┌──
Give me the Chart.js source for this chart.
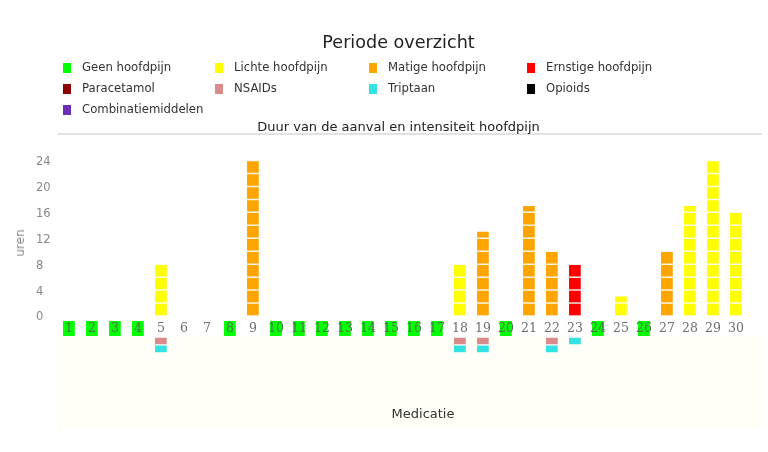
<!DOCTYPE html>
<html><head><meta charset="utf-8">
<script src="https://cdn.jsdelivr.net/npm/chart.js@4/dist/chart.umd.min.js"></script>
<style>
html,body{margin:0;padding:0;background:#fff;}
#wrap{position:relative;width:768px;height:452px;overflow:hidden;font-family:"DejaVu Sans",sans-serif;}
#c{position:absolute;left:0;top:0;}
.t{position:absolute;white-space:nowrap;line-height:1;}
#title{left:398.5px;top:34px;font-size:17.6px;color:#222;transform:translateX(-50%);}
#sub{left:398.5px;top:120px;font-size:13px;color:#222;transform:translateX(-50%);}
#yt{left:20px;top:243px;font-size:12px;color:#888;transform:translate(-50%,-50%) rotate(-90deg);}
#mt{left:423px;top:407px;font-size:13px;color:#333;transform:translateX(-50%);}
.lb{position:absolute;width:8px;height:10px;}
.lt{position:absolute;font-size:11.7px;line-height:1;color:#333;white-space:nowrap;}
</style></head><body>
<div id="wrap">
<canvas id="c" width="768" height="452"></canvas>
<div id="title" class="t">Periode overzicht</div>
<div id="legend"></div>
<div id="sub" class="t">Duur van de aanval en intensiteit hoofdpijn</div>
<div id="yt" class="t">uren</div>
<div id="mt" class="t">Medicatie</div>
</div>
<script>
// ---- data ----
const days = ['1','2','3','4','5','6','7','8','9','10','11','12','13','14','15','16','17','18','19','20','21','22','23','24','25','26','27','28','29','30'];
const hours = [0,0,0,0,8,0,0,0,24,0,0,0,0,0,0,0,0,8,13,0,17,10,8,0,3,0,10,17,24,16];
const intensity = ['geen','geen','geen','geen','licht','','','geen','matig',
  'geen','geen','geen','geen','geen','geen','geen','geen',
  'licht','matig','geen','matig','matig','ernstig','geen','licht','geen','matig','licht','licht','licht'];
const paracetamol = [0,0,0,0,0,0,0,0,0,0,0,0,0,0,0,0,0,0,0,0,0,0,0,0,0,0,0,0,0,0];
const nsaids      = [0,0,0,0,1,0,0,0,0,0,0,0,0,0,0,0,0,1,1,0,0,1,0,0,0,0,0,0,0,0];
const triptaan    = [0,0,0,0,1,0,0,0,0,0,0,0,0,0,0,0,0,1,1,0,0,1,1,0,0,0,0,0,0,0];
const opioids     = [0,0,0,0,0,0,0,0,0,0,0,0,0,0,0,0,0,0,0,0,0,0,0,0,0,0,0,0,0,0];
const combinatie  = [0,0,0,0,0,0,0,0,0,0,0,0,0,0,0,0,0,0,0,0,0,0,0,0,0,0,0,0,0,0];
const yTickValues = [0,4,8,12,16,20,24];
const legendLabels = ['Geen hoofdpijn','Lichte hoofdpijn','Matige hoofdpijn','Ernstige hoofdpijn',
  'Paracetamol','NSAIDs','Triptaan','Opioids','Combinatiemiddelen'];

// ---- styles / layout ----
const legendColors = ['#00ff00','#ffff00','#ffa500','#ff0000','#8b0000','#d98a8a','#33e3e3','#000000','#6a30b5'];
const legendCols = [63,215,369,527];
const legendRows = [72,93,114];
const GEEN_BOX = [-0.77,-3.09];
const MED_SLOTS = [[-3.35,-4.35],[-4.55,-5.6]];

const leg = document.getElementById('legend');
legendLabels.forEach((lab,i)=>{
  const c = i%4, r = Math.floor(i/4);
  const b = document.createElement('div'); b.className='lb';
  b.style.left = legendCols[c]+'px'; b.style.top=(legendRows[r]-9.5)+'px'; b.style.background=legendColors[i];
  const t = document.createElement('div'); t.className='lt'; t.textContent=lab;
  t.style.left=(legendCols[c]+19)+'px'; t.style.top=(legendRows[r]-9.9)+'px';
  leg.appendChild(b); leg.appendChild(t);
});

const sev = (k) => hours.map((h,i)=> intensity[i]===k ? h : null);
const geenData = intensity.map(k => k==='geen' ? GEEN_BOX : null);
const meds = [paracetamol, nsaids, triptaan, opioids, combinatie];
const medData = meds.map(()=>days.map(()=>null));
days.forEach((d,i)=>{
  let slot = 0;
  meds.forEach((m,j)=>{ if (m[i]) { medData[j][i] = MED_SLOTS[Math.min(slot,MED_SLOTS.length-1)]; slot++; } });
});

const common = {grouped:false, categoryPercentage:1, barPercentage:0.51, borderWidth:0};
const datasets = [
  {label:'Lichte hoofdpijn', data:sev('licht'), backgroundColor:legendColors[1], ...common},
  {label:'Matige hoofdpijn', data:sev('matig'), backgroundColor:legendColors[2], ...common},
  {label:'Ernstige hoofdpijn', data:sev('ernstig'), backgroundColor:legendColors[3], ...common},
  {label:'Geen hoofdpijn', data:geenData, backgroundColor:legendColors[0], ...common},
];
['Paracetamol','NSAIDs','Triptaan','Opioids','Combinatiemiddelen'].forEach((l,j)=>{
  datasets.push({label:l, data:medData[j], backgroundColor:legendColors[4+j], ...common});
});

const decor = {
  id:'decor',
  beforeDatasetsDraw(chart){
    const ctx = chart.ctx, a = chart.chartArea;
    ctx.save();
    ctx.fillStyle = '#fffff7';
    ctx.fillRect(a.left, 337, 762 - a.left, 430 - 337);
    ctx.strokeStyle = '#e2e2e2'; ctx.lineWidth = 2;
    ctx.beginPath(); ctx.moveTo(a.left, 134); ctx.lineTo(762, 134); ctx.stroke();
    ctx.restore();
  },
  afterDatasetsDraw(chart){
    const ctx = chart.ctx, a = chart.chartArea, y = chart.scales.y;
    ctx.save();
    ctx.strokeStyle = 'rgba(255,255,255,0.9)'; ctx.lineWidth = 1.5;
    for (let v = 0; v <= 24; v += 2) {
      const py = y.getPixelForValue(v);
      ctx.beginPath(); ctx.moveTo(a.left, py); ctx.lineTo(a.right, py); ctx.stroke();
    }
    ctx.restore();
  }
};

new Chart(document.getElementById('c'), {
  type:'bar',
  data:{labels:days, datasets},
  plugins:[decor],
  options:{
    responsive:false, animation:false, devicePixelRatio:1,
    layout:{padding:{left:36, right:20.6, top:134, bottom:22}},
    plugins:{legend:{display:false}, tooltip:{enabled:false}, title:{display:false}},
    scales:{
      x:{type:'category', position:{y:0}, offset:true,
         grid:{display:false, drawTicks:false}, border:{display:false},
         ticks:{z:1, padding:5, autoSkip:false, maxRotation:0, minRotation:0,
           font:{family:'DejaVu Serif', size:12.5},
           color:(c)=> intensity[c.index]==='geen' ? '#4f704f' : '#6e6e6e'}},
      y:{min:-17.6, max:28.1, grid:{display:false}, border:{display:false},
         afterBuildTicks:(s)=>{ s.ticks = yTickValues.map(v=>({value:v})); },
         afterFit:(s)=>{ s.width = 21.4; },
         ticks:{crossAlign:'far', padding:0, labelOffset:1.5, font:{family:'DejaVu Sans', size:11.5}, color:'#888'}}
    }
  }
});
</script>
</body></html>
└──
SHORT PROBLEM:
Copy the listing exactly. Any image in it stays out of the copy.

FULL RESPONSE:
Give me the Chart.js source for this chart.
<!DOCTYPE html>
<html><head><meta charset="utf-8">
<script src="https://cdn.jsdelivr.net/npm/chart.js@4/dist/chart.umd.min.js"></script>
<style>
html,body{margin:0;padding:0;background:#fff;}
#wrap{position:relative;width:768px;height:452px;overflow:hidden;font-family:"DejaVu Sans",sans-serif;}
#c{position:absolute;left:0;top:0;}
.t{position:absolute;white-space:nowrap;line-height:1;}
#title{left:398.5px;top:34px;font-size:17.6px;color:#222;transform:translateX(-50%);}
#sub{left:398.5px;top:120px;font-size:13px;color:#222;transform:translateX(-50%);}
#yt{left:20px;top:243px;font-size:12px;color:#888;transform:translate(-50%,-50%) rotate(-90deg);}
#mt{left:423px;top:407px;font-size:13px;color:#333;transform:translateX(-50%);}
.lb{position:absolute;width:8px;height:10px;}
.lt{position:absolute;font-size:11.7px;line-height:1;color:#333;white-space:nowrap;}
</style></head><body>
<div id="wrap">
<canvas id="c" width="768" height="452"></canvas>
<div id="title" class="t">Periode overzicht</div>
<div id="legend"></div>
<div id="sub" class="t">Duur van de aanval en intensiteit hoofdpijn</div>
<div id="yt" class="t">uren</div>
<div id="mt" class="t">Medicatie</div>
</div>
<script>
// ---- data ----
const days = ['1','2','3','4','5','6','7','8','9','10','11','12','13','14','15','16','17','18','19','20','21','22','23','24','25','26','27','28','29','30'];
const hours = [0,0,0,0,8,0,0,0,24,0,0,0,0,0,0,0,0,8,13,0,17,10,8,0,3,0,10,17,24,16];
const intensity = ['geen','geen','geen','geen','licht','','','geen','matig',
  'geen','geen','geen','geen','geen','geen','geen','geen',
  'licht','matig','geen','matig','matig','ernstig','geen','licht','geen','matig','licht','licht','licht'];
const paracetamol = [0,0,0,0,0,0,0,0,0,0,0,0,0,0,0,0,0,0,0,0,0,0,0,0,0,0,0,0,0,0];
const nsaids      = [0,0,0,0,1,0,0,0,0,0,0,0,0,0,0,0,0,1,1,0,0,1,0,0,0,0,0,0,0,0];
const triptaan    = [0,0,0,0,1,0,0,0,0,0,0,0,0,0,0,0,0,1,1,0,0,1,1,0,0,0,0,0,0,0];
const opioids     = [0,0,0,0,0,0,0,0,0,0,0,0,0,0,0,0,0,0,0,0,0,0,0,0,0,0,0,0,0,0];
const combinatie  = [0,0,0,0,0,0,0,0,0,0,0,0,0,0,0,0,0,0,0,0,0,0,0,0,0,0,0,0,0,0];
const yTickValues = [0,4,8,12,16,20,24];
const legendLabels = ['Geen hoofdpijn','Lichte hoofdpijn','Matige hoofdpijn','Ernstige hoofdpijn',
  'Paracetamol','NSAIDs','Triptaan','Opioids','Combinatiemiddelen'];

// ---- styles / layout ----
const legendColors = ['#00ff00','#ffff00','#ffa500','#ff0000','#8b0000','#d98a8a','#33e3e3','#000000','#6a30b5'];
const legendCols = [63,215,369,527];
const legendRows = [72,93,114];
const GEEN_BOX = [-0.77,-3.09];
const MED_SLOTS = [[-3.35,-4.35],[-4.55,-5.6]];

const leg = document.getElementById('legend');
legendLabels.forEach((lab,i)=>{
  const c = i%4, r = Math.floor(i/4);
  const b = document.createElement('div'); b.className='lb';
  b.style.left = legendCols[c]+'px'; b.style.top=(legendRows[r]-9.5)+'px'; b.style.background=legendColors[i];
  const t = document.createElement('div'); t.className='lt'; t.textContent=lab;
  t.style.left=(legendCols[c]+19)+'px'; t.style.top=(legendRows[r]-9.9)+'px';
  leg.appendChild(b); leg.appendChild(t);
});

const sev = (k) => hours.map((h,i)=> intensity[i]===k ? h : null);
const geenData = intensity.map(k => k==='geen' ? GEEN_BOX : null);
const meds = [paracetamol, nsaids, triptaan, opioids, combinatie];
const medData = meds.map(()=>days.map(()=>null));
days.forEach((d,i)=>{
  let slot = 0;
  meds.forEach((m,j)=>{ if (m[i]) { medData[j][i] = MED_SLOTS[Math.min(slot,MED_SLOTS.length-1)]; slot++; } });
});

const common = {grouped:false, categoryPercentage:1, barPercentage:0.51, borderWidth:0};
const datasets = [
  {label:'Lichte hoofdpijn', data:sev('licht'), backgroundColor:legendColors[1], ...common},
  {label:'Matige hoofdpijn', data:sev('matig'), backgroundColor:legendColors[2], ...common},
  {label:'Ernstige hoofdpijn', data:sev('ernstig'), backgroundColor:legendColors[3], ...common},
  {label:'Geen hoofdpijn', data:geenData, backgroundColor:legendColors[0], ...common},
];
['Paracetamol','NSAIDs','Triptaan','Opioids','Combinatiemiddelen'].forEach((l,j)=>{
  datasets.push({label:l, data:medData[j], backgroundColor:legendColors[4+j], ...common});
});

const decor = {
  id:'decor',
  beforeDatasetsDraw(chart){
    const ctx = chart.ctx, a = chart.chartArea;
    ctx.save();
    ctx.fillStyle = '#fffff7';
    ctx.fillRect(a.left, 337, 762 - a.left, 430 - 337);
    ctx.strokeStyle = '#e2e2e2'; ctx.lineWidth = 2;
    ctx.beginPath(); ctx.moveTo(a.left, 134); ctx.lineTo(762, 134); ctx.stroke();
    ctx.restore();
  },
  afterDatasetsDraw(chart){
    const ctx = chart.ctx, a = chart.chartArea, y = chart.scales.y;
    ctx.save();
    ctx.strokeStyle = 'rgba(255,255,255,0.9)'; ctx.lineWidth = 1.5;
    for (let v = 0; v <= 24; v += 2) {
      const py = y.getPixelForValue(v);
      ctx.beginPath(); ctx.moveTo(a.left, py); ctx.lineTo(a.right, py); ctx.stroke();
    }
    ctx.restore();
  }
};

new Chart(document.getElementById('c'), {
  type:'bar',
  data:{labels:days, datasets},
  plugins:[decor],
  options:{
    responsive:false, animation:false, devicePixelRatio:1,
    layout:{padding:{left:36, right:20.6, top:134, bottom:22}},
    plugins:{legend:{display:false}, tooltip:{enabled:false}, title:{display:false}},
    scales:{
      x:{type:'category', position:{y:0}, offset:true,
         grid:{display:false, drawTicks:false}, border:{display:false},
         ticks:{z:1, padding:5, autoSkip:false, maxRotation:0, minRotation:0,
           font:{family:'DejaVu Serif', size:12.5},
           color:(c)=> intensity[c.index]==='geen' ? '#4f704f' : '#6e6e6e'}},
      y:{min:-17.6, max:28.1, grid:{display:false}, border:{display:false},
         afterBuildTicks:(s)=>{ s.ticks = yTickValues.map(v=>({value:v})); },
         afterFit:(s)=>{ s.width = 21.4; },
         ticks:{crossAlign:'far', padding:0, labelOffset:1.5, font:{family:'DejaVu Sans', size:11.5}, color:'#888'}}
    }
  }
});
</script>
</body></html>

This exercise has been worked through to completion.